The shift to strength-based leadership begins with curiosity. It asks us to walk a step in each other’s environments. It invites us to see what is working, not only what is failing. Strength-based thinking opens the door to partnership because it acknowledges that every sector has expertise, insight, and value to contribute.

6. Sharing Information → Engagement → Co-Design

These three behaviours form a continuum.

  • Sharing information is one-directional. It informs but does not involve.
  • Engagement invites dialogue but often keeps decision-making power centered within the system.
  • Co-design shifts power. It brings people with lived experience such as clients, caregivers, and communities into the process as equal partners.

Co-design is collaboration rooted in reciprocity and humility. It recognizes that those who live the experience understand the system differently and often more deeply than those who operate within it. This shift is backed by research demonstrating that systems improve when people are not simply consulted but empowered.

7. Transactional → Relational

Transactional approaches focus on efficiency, structure, and outputs. But transactional systems have consistently failed to create integrated care or improved population well-being.

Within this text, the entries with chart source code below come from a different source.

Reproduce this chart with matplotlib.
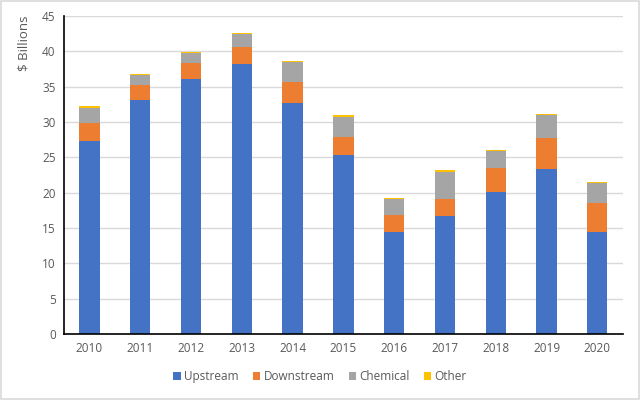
import matplotlib.pyplot as plt
import numpy as np
from matplotlib.patches import Rectangle

years = ['2010', '2011', '2012', '2013', '2014', '2015',
         '2016', '2017', '2018', '2019', '2020']
upstream = [27.3, 33.05, 36.1, 38.2, 32.7, 25.35, 14.45, 16.65, 20.1, 23.4, 14.4]
downstream = [2.5, 2.15, 2.3, 2.4, 3.0, 2.55, 2.45, 2.5, 3.4, 4.4, 4.2]
chemical = [2.25, 1.45, 1.3, 1.85, 2.75, 2.85, 2.25, 3.8, 2.35, 3.15, 2.7]
other = [0.2, 0.2, 0.2, 0.2, 0.15, 0.2, 0.15, 0.2, 0.15, 0.2, 0.2]

series = [('Upstream', upstream, '#4472C4'),
          ('Downstream', downstream, '#ED7D31'),
          ('Chemical', chemical, '#A5A5A5'),
          ('Other', other, '#FFC000')]

plt.rcParams['font.family'] = ['Open Sans', 'DejaVu Sans']

fig = plt.figure(figsize=(6.4, 4.0), dpi=100)
ax = fig.add_axes([0.1, 0.165, 0.873, 0.795])

x = np.arange(len(years))
bottom = np.zeros(len(years))
for name, vals, col in series:
    vals = np.array(vals)
    ax.bar(x, vals, 0.4, bottom=bottom, color=col, label=name, zorder=3)
    bottom += vals

ax.set_ylim(0, 45)
ax.set_yticks(range(0, 46, 5))
ax.set_xlim(-0.5, len(years) - 0.5)
ax.set_xticks(x)
ax.set_xticklabels(years)
ax.yaxis.grid(True, color='#D9D9D9', linewidth=1, zorder=0)
ax.tick_params(length=0, labelsize=8.5, labelcolor='#595959', pad=6)

for s in ['top', 'right']:
    ax.spines[s].set_visible(False)
for s in ['left', 'bottom']:
    ax.spines[s].set_color('black')
    ax.spines[s].set_linewidth(1.2)
    ax.spines[s].set_zorder(4)

ax.set_ylabel('$ Billions', loc='top', fontsize=9.5, color='#595959', labelpad=8)

fig.legend(loc='lower center', bbox_to_anchor=(0.5, 0.015), ncol=4,
           frameon=False, fontsize=8.5, labelcolor='#595959',
           handlelength=0.6, handleheight=0.6, handletextpad=0.3,
           columnspacing=1.2)

fig.patches.append(Rectangle((0.001, 0.002), 0.997, 0.995, transform=fig.transFigure,
                             fill=False, edgecolor='#D9D9D9', linewidth=1.2))

fig.savefig('out.png', dpi=100)
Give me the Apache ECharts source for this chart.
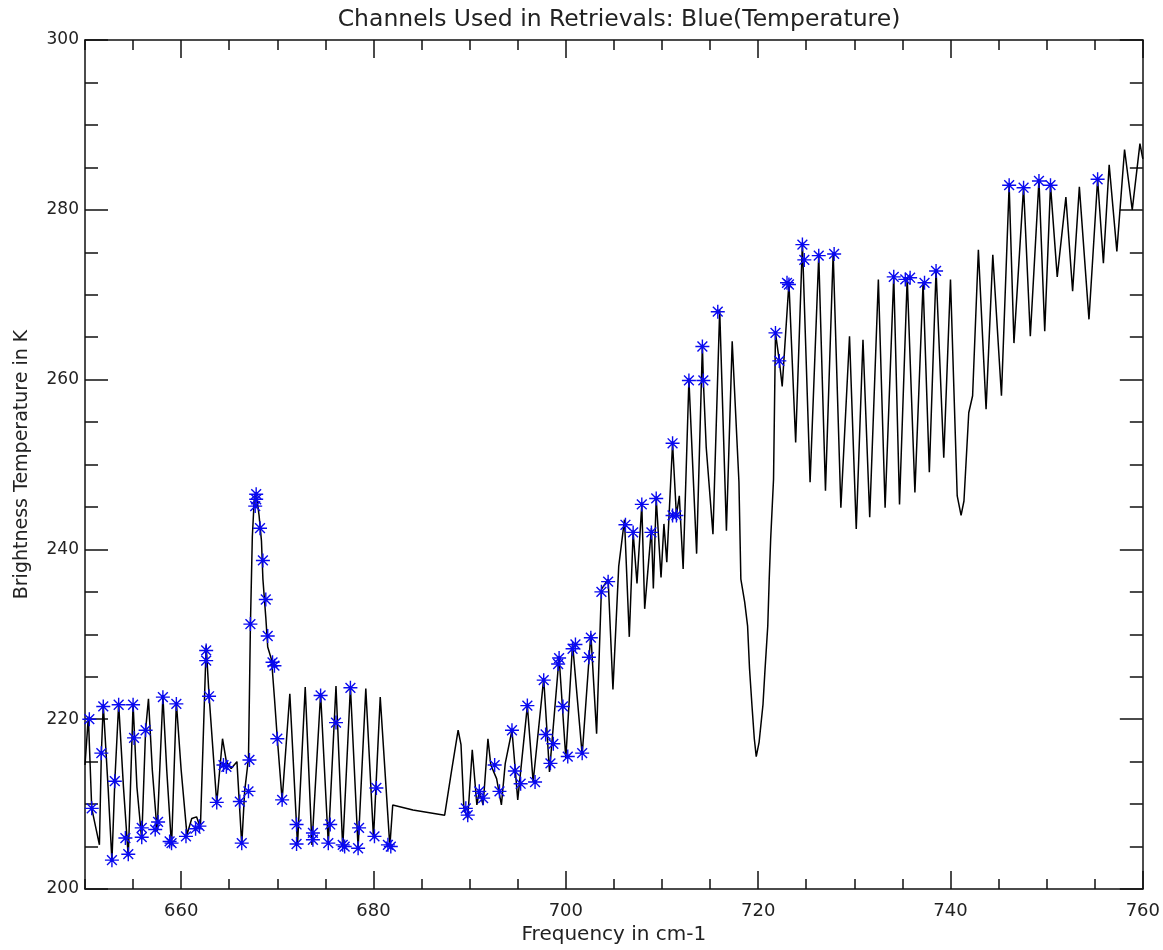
<!DOCTYPE html>
<html>
<head>
<meta charset="utf-8">
<script src="https://cdn.jsdelivr.net/npm/echarts@6/dist/echarts.min.js"></script>
<style>
  html, body { margin: 0; padding: 0; background: #fff; }
  #main { width: 1163px; height: 950px; }
</style>
</head>
<body>
<div id="main"></div>
<script>
// 光谱曲线 (频率 cm-1, 亮温 K)
const lineX = [650.0, 650.35, 650.7, 651.5, 651.7, 651.9, 652.4, 652.8, 653.1, 653.5, 654.0, 654.5, 655.0, 655.4, 655.9, 656.3, 656.6, 657.0, 657.5, 658.1, 658.5, 659.0, 659.5, 660.0, 660.6, 661.1, 661.6, 662.0, 662.6, 662.9, 663.7, 664.3, 664.7, 665.2, 665.8, 666.3, 666.6, 667.0, 667.1, 667.2, 667.4, 667.6, 667.8, 668.1, 668.35, 668.5, 668.8, 669.0, 669.4, 669.7, 670.0, 670.5, 671.3, 672.1, 672.9, 673.6, 674.5, 675.3, 676.1, 676.8, 677.6, 678.4, 679.2, 680.0, 680.7, 681.7, 682.0, 684.1, 687.4, 688.1, 688.8, 689.1, 689.4, 689.8, 690.27, 690.75, 691.0, 691.4, 691.9, 692.2, 692.8, 693.3, 693.7, 694.4, 695.0, 696.0, 696.6, 697.7, 698.3, 699.3, 700.0, 700.7, 701.7, 702.6, 703.2, 703.7, 704.4, 704.9, 705.5, 706.1, 706.6, 707.0, 707.4, 707.9, 708.2, 708.9, 709.1, 709.4, 709.9, 710.2, 710.5, 711.1, 711.5, 711.8, 712.2, 712.8, 713.6, 714.2, 714.3, 714.6, 715.3, 716.0, 716.7, 717.3, 718.0, 718.2, 718.6, 718.9, 719.1, 719.35, 719.6, 719.8, 720.1, 720.5, 720.7, 721.0, 721.15, 721.3, 721.6, 721.8, 722.2, 722.5, 723.2, 723.9, 724.6, 725.4, 726.3, 727.0, 727.8, 728.6, 729.5, 730.2, 730.9, 731.6, 732.5, 733.2, 734.1, 734.7, 735.5, 736.3, 737.15, 737.8, 738.5, 739.3, 740.0, 740.7, 741.1, 741.4, 741.9, 742.3, 742.9, 743.7, 744.4, 745.3, 746.1, 746.6, 747.6, 748.3, 749.2, 749.8, 750.4, 751.1, 752.0, 752.7, 753.4, 754.4, 755.3, 755.9, 756.5, 757.3, 758.1, 758.9, 759.7, 760.0]
const lineY = [214.6, 220.3, 209.5, 205.2, 216.0, 221.7, 212.0, 203.3, 212.7, 221.8, 212.0, 203.8, 221.8, 212.0, 205.8, 218.7, 222.4, 214.0, 206.8, 222.7, 214.0, 205.0, 222.0, 214.0, 206.4, 208.3, 208.5, 207.2, 228.7, 222.8, 210.1, 217.7, 215.0, 214.2, 215.0, 205.2, 211.5, 215.4, 223.0, 231.0, 241.5, 245.9, 246.7, 244.0, 241.0, 236.5, 232.0, 228.5, 227.0, 222.5, 217.7, 210.5, 223.0, 205.2, 223.8, 205.2, 223.0, 205.3, 223.9, 204.8, 223.8, 204.8, 223.6, 206.0, 222.6, 205.0, 209.9, 209.3, 208.7, 213.8, 218.7, 217.0, 209.5, 208.3, 216.4, 209.9, 211.5, 209.9, 217.7, 214.6, 213.0, 209.9, 214.8, 218.7, 210.5, 221.6, 212.6, 224.8, 213.8, 227.3, 215.4, 228.9, 215.8, 230.1, 218.3, 235.3, 236.5, 223.5, 238.0, 243.5, 229.7, 242.0, 236.0, 245.3, 233.0, 242.5, 235.4, 246.0, 236.7, 243.0, 238.5, 252.5, 244.0, 246.3, 237.7, 260.0, 239.5, 264.0, 259.9, 252.0, 241.8, 268.2, 242.2, 264.5, 248.0, 236.5, 233.8, 231.0, 226.0, 221.7, 217.7, 215.6, 217.3, 221.7, 225.6, 231.0, 236.5, 241.2, 248.3, 265.5, 262.2, 259.2, 271.4, 252.6, 276.1, 247.9, 274.6, 246.9, 274.9, 244.9, 265.1, 242.4, 264.7, 243.8, 271.8, 244.9, 272.2, 245.3, 272.0, 246.7, 271.4, 249.1, 272.9, 250.8, 271.8, 246.3, 244.0, 245.7, 256.1, 258.1, 275.3, 256.5, 274.7, 258.1, 282.9, 264.3, 282.7, 265.1, 283.5, 265.7, 282.9, 272.1, 281.5, 270.4, 282.7, 267.1, 283.6, 273.7, 285.3, 275.1, 287.1, 280.0, 287.8, 286.0]

// 反演所用通道 (蓝色星号)
const starX = [650.45, 650.7, 651.7, 651.9, 652.8, 653.1, 653.5, 654.2, 654.5, 655.0, 655.1, 655.9, 655.9, 656.3, 657.3, 657.6, 658.1, 658.8, 659.0, 659.5, 660.5, 661.5, 661.9, 662.6, 662.6, 662.9, 663.7, 664.4, 664.7, 666.1, 666.3, 667.0, 667.1, 667.2, 667.7, 667.8, 667.8, 668.2, 668.5, 668.8, 669.0, 669.5, 669.7, 670.0, 670.5, 672.0, 672.0, 673.7, 673.7, 674.5, 675.3, 675.5, 676.1, 676.8, 677.0, 677.6, 678.4, 678.5, 680.1, 680.3, 681.5, 681.8, 689.6, 689.8, 691.0, 691.4, 692.6, 693.1, 694.4, 694.7, 695.3, 696.0, 696.8, 697.7, 697.9, 698.4, 698.7, 699.2, 699.3, 699.7, 700.2, 700.7, 701.0, 701.7, 702.4, 702.6, 703.7, 704.4, 706.2, 707.0, 707.9, 708.9, 709.4, 711.1, 711.1, 711.5, 712.8, 714.2, 714.3, 715.8, 721.8, 722.2, 723.0, 723.2, 724.6, 724.8, 726.3, 727.9, 734.1, 735.3, 735.8, 737.3, 738.5, 746.1, 747.6, 749.2, 750.4, 755.3]
const starY = [220.0, 209.5, 216.0, 221.5, 203.4, 212.7, 221.7, 206.0, 204.1, 221.7, 217.8, 206.1, 207.2, 218.7, 207.0, 207.9, 222.6, 205.6, 205.4, 221.8, 206.2, 207.1, 207.4, 228.1, 226.9, 222.7, 210.2, 214.6, 214.4, 210.3, 205.4, 211.5, 215.2, 231.2, 245.1, 245.9, 246.5, 242.5, 238.7, 234.1, 229.8, 226.7, 226.3, 217.7, 210.5, 207.6, 205.3, 206.6, 205.8, 222.8, 205.4, 207.6, 219.6, 205.2, 205.0, 223.7, 204.8, 207.2, 206.2, 211.9, 205.2, 205.0, 209.5, 208.7, 211.5, 210.7, 214.6, 211.5, 218.7, 213.9, 212.4, 221.6, 212.6, 224.6, 218.2, 214.8, 217.1, 226.5, 227.2, 221.5, 215.6, 228.3, 228.8, 216.0, 227.3, 229.6, 235.0, 236.2, 242.9, 242.0, 245.3, 242.0, 246.0, 252.5, 244.0, 244.0, 259.9, 263.9, 259.9, 268.0, 265.5, 262.2, 271.4, 271.2, 275.9, 274.1, 274.6, 274.8, 272.1, 271.8, 272.0, 271.4, 272.8, 282.9, 282.6, 283.4, 282.9, 283.6]

// 刻度
const xMajorTicks = [660, 680, 700, 720, 740, 760]
const yRange = [200, 300]
const xRange = [650, 760]

const lineData = lineX.map((x, i) => [x, lineY[i]])
const starData = starX.map((x, i) => [x, starY[i]])

const fontFamily = 'DejaVu Sans'
const textColor = '#222'
const axisColor = '#111'
// 星号符号
const asterisk = 'path://M10,0L10,20M0,10L20,10M3,3L17,17M3,17L17,3M12,10A2,2 0 1,1 8,10A2,2 0 1,1 12,10Z'

var chart = echarts.init(document.getElementById('main'), null, { renderer: 'canvas' })

// 小刻度轴 (每5个单位)
function minorXAxis(position, showLabel) {
  return {
    type: 'value',
    position: position,
    min: xRange[0],
    max: xRange[1],
    interval: 5,
    name: showLabel ? 'Frequency in cm-1' : '',
    nameLocation: 'middle',
    nameGap: 36,
    nameTextStyle: { fontFamily: fontFamily, fontSize: 20, color: textColor },
    axisLine: { show: true, onZero: false, lineStyle: { color: axisColor, width: 1.5 } },
    axisTick: { show: true, inside: true, length: 10, lineStyle: { color: axisColor, width: 1.5 } },
    axisLabel: {
      show: showLabel,
      customValues: xMajorTicks,
      margin: 13,
      fontFamily: fontFamily,
      fontSize: 18,
      color: textColor
    },
    splitLine: { show: false }
  }
}

// 大刻度轴
function majorXAxis(position) {
  return {
    type: 'value',
    position: position,
    min: xRange[0],
    max: xRange[1],
    axisLine: { show: false, onZero: false },
    axisTick: { show: true, inside: true, length: 18, customValues: xMajorTicks, lineStyle: { color: axisColor, width: 1.5 } },
    axisLabel: { show: false },
    splitLine: { show: false }
  }
}

function yAxisOpt(position, showLabel) {
  return {
    type: 'value',
    position: position,
    min: yRange[0],
    max: yRange[1],
    interval: 20,
    name: showLabel ? 'Brightness Temperature in K' : '',
    nameLocation: 'middle',
    nameRotate: 90,
    nameGap: 53,
    nameTextStyle: { fontFamily: fontFamily, fontSize: 19, color: textColor },
    axisLine: { show: true, onZero: false, lineStyle: { color: axisColor, width: 1.5 } },
    axisTick: { show: true, inside: true, length: 23, lineStyle: { color: axisColor, width: 1.5 } },
    minorTick: { show: true, splitNumber: 4, length: 13, lineStyle: { color: axisColor, width: 1.5 } },
    axisLabel: {
      show: showLabel,
      margin: 6,
      fontFamily: fontFamily,
      fontSize: 17,
      color: textColor
    },
    splitLine: { show: false },
    minorSplitLine: { show: false }
  }
}

var option = {
  backgroundColor: '#fff',
  animation: false,
  title: {
    text: 'Channels Used in Retrievals: Blue(Temperature)',
    left: 614,
    top: 3,
    textAlign: 'center',
    textStyle: { fontFamily: fontFamily, fontSize: 23.5, fontWeight: 'normal', color: textColor }
  },
  grid: {
    left: 85,
    right: 19,
    top: 40,
    bottom: 59,
    containLabel: false
  },
  xAxis: [
    minorXAxis('bottom', true),
    majorXAxis('bottom'),
    minorXAxis('top', false),
    majorXAxis('top')
  ],
  yAxis: [
    yAxisOpt('left', true),
    yAxisOpt('right', false)
  ],
  series: [
    {
      type: 'line',
      xAxisIndex: 0,
      yAxisIndex: 0,
      data: lineData,
      showSymbol: false,
      smooth: false,
      clip: true,
      lineStyle: { color: '#000', width: 1.5 }
    },
    {
      type: 'scatter',
      xAxisIndex: 0,
      yAxisIndex: 0,
      data: starData,
      symbol: asterisk,
      symbolSize: 14,
      symbolKeepAspect: true,
      z: 3,
      itemStyle: { color: '#0a0af0', borderColor: '#0a0af0', borderWidth: 1.4, opacity: 1 }
    }
  ]
}

chart.setOption(option)
</script>
</body>
</html>
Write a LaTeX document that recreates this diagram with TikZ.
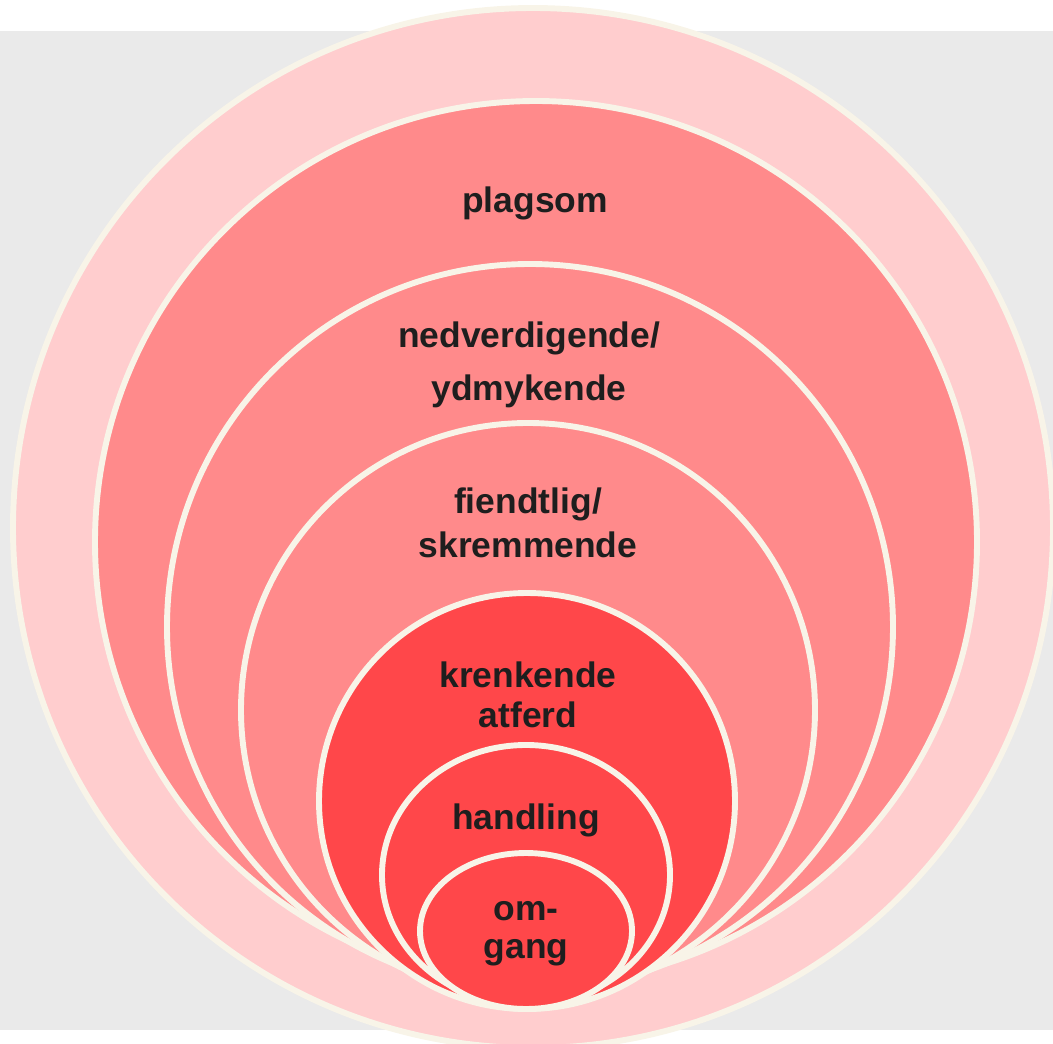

They overlook the relational fabric that holds systems together.

Relational leadership acknowledges the simple truth that change happens at the speed of trust.

This shift invites leaders to pause, breathe, and reconnect with the human experience at the center of their work. As Dr. Gaynor Weston-Creed reminds us, relational leadership is a systemic competency that enables collective action.

Bringing It Together

This cluster of shifts equips leaders to move beyond surface-level coordination and into authentic collaboration. They move us from telling to listening, from reacting to understanding, and from isolated decisions to shared solutions.

These are the shifts that make systems feel human. They are also the shifts that create the conditions for large-scale change.